The album spawned two hits, the gold-selling top 20 hit "Smile" and the top 40 hit "Graduation (Friends Forever)". The album features guest appearances by Lady Saw, Count Bass D, and Waymon Boone. On the track "Fear of Flying", Vitamin C samples the Clash's "The Magnificent Seven". The Japanese edition features the bonus track "The Only One".

==Critical reception==

The album elicited generally positive reviews from music critics upon its release. Tom Demalon, writing for AllMusic, praised Vitamin C's range, adding that "there is no shortage of hooks" on the album and concluding that "there's not a weak track on this stellar record." Entertainment Weekly gave the album an "A−" and called the album "the unabashedly great pop album the Spice Girls might have made (but never quite did)."
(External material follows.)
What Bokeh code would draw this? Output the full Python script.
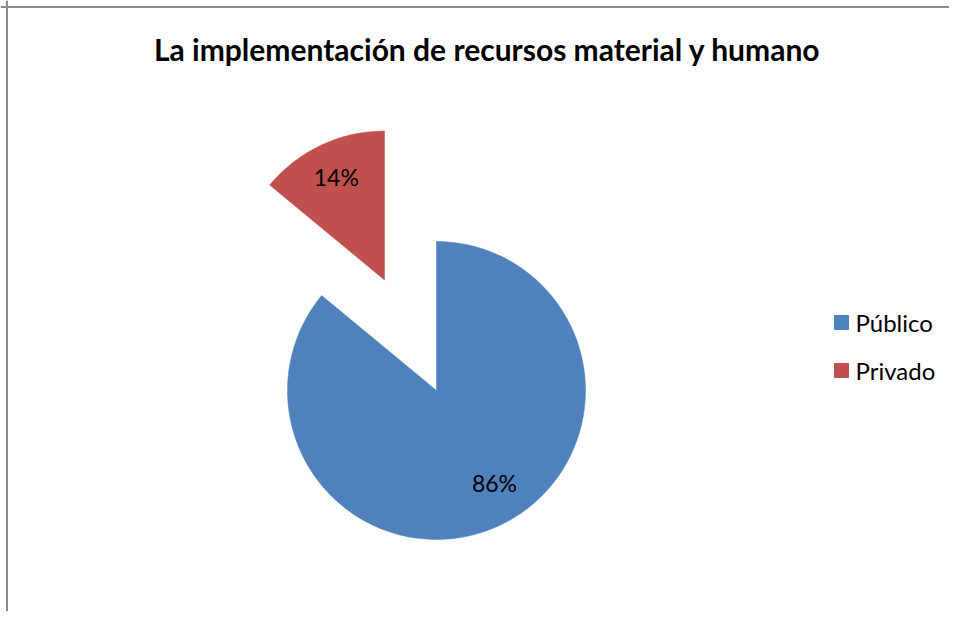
import math
from bokeh.plotting import figure
from bokeh.models import Range1d, Span
from bokeh.core.properties import value
from bokeh.embed import file_html
from bokeh.resources import INLINE

# ---- data ----
categories = ["Público", "Privado"]
values = [86, 14]
labels = ["86%", "14%"]
colors = ["#4F81BD", "#C0504D"]
title = "La implementación de recursos material y humano"

# ---- style / layout ----
explode = [0.0, 0.82]          # fraction of radius
label_frac = [0.73, 0.76]      # label distance, fraction of radius
label_turn = [7.0, 0.0]        # degrees of turn off the bisector

W, H = 949, 611
def sy(y):             # screen y -> data y
    return H - y

p = figure(width=W, height=H, output_backend="svg", toolbar_location=None,
           x_range=Range1d(0, W), y_range=Range1d(0, H),
           min_border=0, outline_line_color=None, tools="")
p.axis.visible = False
p.grid.visible = False
p.background_fill_color = "white"

cx, cy, r = 436, sy(390), 149
total = float(sum(values))
cum = 0.0
font = value("Lato")
for i, v in enumerate(values):
    frac0 = cum / total
    cum += v
    frac1 = cum / total
    start = math.radians(90 - 360 * frac1)
    end = math.radians(90 - 360 * frac0)
    mid = (start + end) / 2
    ox = cx + explode[i] * r * math.cos(mid)
    oy = cy + explode[i] * r * math.sin(mid)
    p.wedge(x=ox, y=oy, radius=r, start_angle=start, end_angle=end,
            direction="anticlock", fill_color=colors[i], line_color=colors[i],
            line_width=0.5)
    la = mid + math.radians(label_turn[i])
    lx = ox + label_frac[i] * r * math.cos(la)
    ly = oy + label_frac[i] * r * math.sin(la)
    p.text(x=[lx], y=[ly], text=[labels[i]], text_font=font,
           text_font_size="23px", text_align="center", text_baseline="middle",
           text_color="black")

# title
p.text(x=[487], y=[sy(48)], text=[title], text_font=font, text_font_style="bold",
       text_font_size="30px", text_align="center", text_baseline="middle",
       text_color="black")

# legend
for i, c in enumerate(categories):
    ly = sy(322 + 48 * i)
    p.scatter(x=[841], y=[ly], marker="square", size=14, fill_color=colors[i],
              line_color=colors[i])
    p.text(x=[855], y=[ly], text=[c], text_font=font, text_font_size="24px",
           text_align="left", text_baseline="middle", text_color="black")

# frame (left and top edges visible)
p.add_layout(Span(location=6.5, dimension="height", line_color="#8c8c8c", line_width=2))
p.add_layout(Span(location=sy(6.5), dimension="width", line_color="#8c8c8c", line_width=2))

open("out.html", "w").write(file_html(p, INLINE))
However, some critics were less favorable in their assessments of the album. Rolling Stones Neva Chonin awarded the album two and a half stars, praising the album's stylistic range but criticizing its production, which she felt "makes it difficult to tell where the cut-and-paste production ends and Vitamin C begins."

Professional ratings
Review scores
| Source | Rating |
| AllMusic | Star |
| Entertainment Weekly | A− |
| People | (favorable) |
| Rolling Stone | Star Half star |

==Track listing==

| No. | Title | Writer(s) | Length |
|---|---|---|---|
| 1. | "Smile" (featuring Lady Saw) | Colleen Fitzpatrick; Josh Deutsch; | 3:58 |
| 2. | "Turn Me On" | Fitzpatrick; Deutsch; Michael D. Goodman; | 3:47 |
| 3. | "Me, Myself and I" | Gregg Rolie; Michael John Carabello; Thomas Coke Escobedo; | 3:57 |
| 4. | "Unhappy Anniversary" | Sean Altman; Neol Cohen; | 3:56 |
| 5. | "Not That Kind of Girl" | Fitzpatrick; Michael Kotch; | 3:27 |
| 6. | "Do What You Want to Do" | Fitzpatrick; Deutsch; George Clinton; Bootsy Collins; David Elliott; Gregory Jacobs; Terrence Woodford; Bernard Worrell; Herbert Ivey; | 3:21 |
| 7. | "Girls Against Boys" (featuring Count Bass D) | Fitzpatrick; Kotch; Matt Mahaffey; | 4:16 |
| 8. | "I Got You" | Neil Finn | 4:01 |
| 9. | "Money" (featuring Waymon Boone) | Fitzpatrick; Deutsch; | 3:47 |
| 10. | "About Last Night" | Fitzpatrick; Robbie Nevil; | 4:01 |
| 11. | "Fear of Flying" | Jimmy Harry; Mick Jones; Joe Strummer; Topper Headon; | 3:16 |
| 12. | "Graduation (Friends Forever)" | Fitzpatrick; Deutsch; | 5:40 |
| Total length: |  |  | 47:27 |

US reissue bonus track
| No. | Title | Length |
|---|---|---|
| 13. | "Graduation (Friends Forever)" (Student Interview Mix) (hidden track) | 5:40 |

Japanese bonus track
| No. | Title | Length |
|---|---|---|
| 13. | "The Only One" | 2:52 |

==Personnel==

- Vitamin C – vocals, composition, backing vocals
- Ada Dyer – backing vocals (3, 6, 9, 12)
- Sean Altman – backing vocals (4)
- Vaneese Thomas – backing vocals (1, 2, 3, 6, 9, 10, 12)
- David Rainger – guitar (1, 2, 3, 6, 9, 10)
- Fred Maher – guitar (5, 8)
- Josh Deutsch – guitar (1), production
- Michael Kotch – guitar (5)
- David Rainger – bass (9, 10)
- Melvin Gibbs – bass (3, 4, 6, 12)
- Alan Friedman – keyboards (3)
- Fred Maher – keyboards (5, 8)
- Jimmy Harry – production (11)
- Garry Hughes – keyboards (1, 2, 3, 4, 6, 9, 10, 12)
- Ashley Horne – viola (12)
- Denise Stillwell – viola (12)
- Jill Jaffe – viola (12)
- Joel Rudin – viola (12)
- Mark Wood – viola (12)
- Martha Mooke – viola (12)
- Ron Lawrence – viola (12)
- Sally Shumway – viola (12)
- Sandy Robbins – viola (12)
- Gregor Kitzis – violin (12)
- Laura Seaton – violin (12)
- Mary Rowell – violin (12)
- Paul Woodiel – violin (12)
- Dan Barrett – cello (12)
- Mary Wooten – cello (12)
- Matt Goeke – cello (12)
- Jonas Tauber – cello (12)
- Suzie Katayama – cello (8)

==Charts==

===Weekly charts===

| Chart (1999–2000) | Peak position |
|---|---|
| US Billboard 200 | 29 |
| US Heatseekers Albums (Billboard) | 3 |

===Year-end charts===

| Chart (2000) | Position |
|---|---|
| US Billboard 200 | 165 |

==Certifications==

| Region | Certification | Certified units/sales |
| United States (RIAA) | Platinum | 1,000,000^{^} |
^{^} Shipments figures based on certification alone.